I'm looking for two affine group schemes $G_1$ and $G_2$ (i.e. functors from (affine group schemes over $k$) to (Group) ) such that for every $k$-algebra $S$, $G_1(S)\cong G_2(S)$, but $G_1$ and $G_2$ are not isomorphic as affine group schemes (i.e. as functors). The following is the guideline of the example given to me. In the following $k=\mathbb{F}_p$.

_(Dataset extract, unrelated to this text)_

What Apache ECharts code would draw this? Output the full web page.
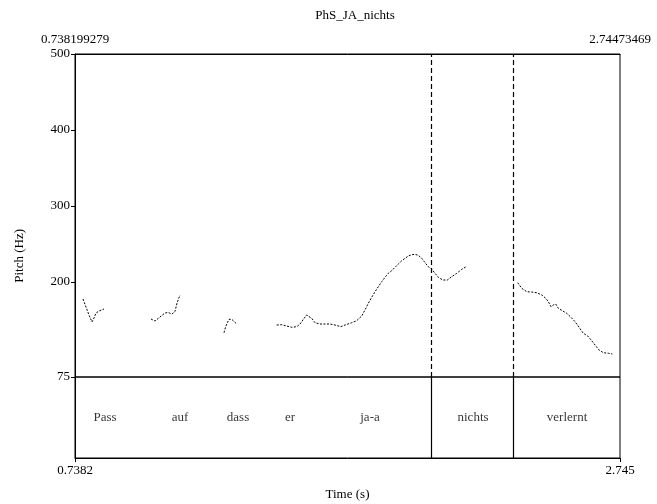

Consider $\varphi:\operatorname{Spec}k[x^{\pm 1}] = \mathbb G_m\to \operatorname{Spec}k[x^{\pm 1}] = \mathbb G_m$ corresponding to the map $x\mapsto x^p$ and define $\mu_p = \operatorname{Spec}\left(k[x^{\pm 1}]/(x^p-1)\right) = \ker\varphi$.
Consider $F_p:\operatorname{Spec}k[x] = \mathbb G_a\to \operatorname{Spec}k[x] = \mathbb G_a$ corresponding to the map $x\mapsto x^p$ and define $\alpha_p = \operatorname{Spec}\left(k[x]/(x^p)\right) = \ker F_p$.
I know how to proof that $\mu_p$ is not isomorphic to $\alpha_p$ as affine group schemes.
Now for all $k$-algebra $S$ we have $\mu_p(S) = \{s\in S \ | \ s^p = 1\}$ and $\alpha_p(S) = \{s\in S \ | \ s^p=0\}$. Then we have a bijection: $$ \mu_p(S) \longleftrightarrow \alpha_p(S), \qquad s\longleftrightarrow s-1 $$ Also $\alpha_p(S)$ and $\mu_p(S)$ are abelian, and each non trivial element of each group has order $p$.
I'm stuck here. I know that the informations stated above are sufficient to imply that $\alpha_p(S)\cong \mu_p(S)$ if the two groups are finitely generated, but I don't know how to conclude (and if it is possible) in the not finitely generated case.
Any hint or ideas? Thank you in advance.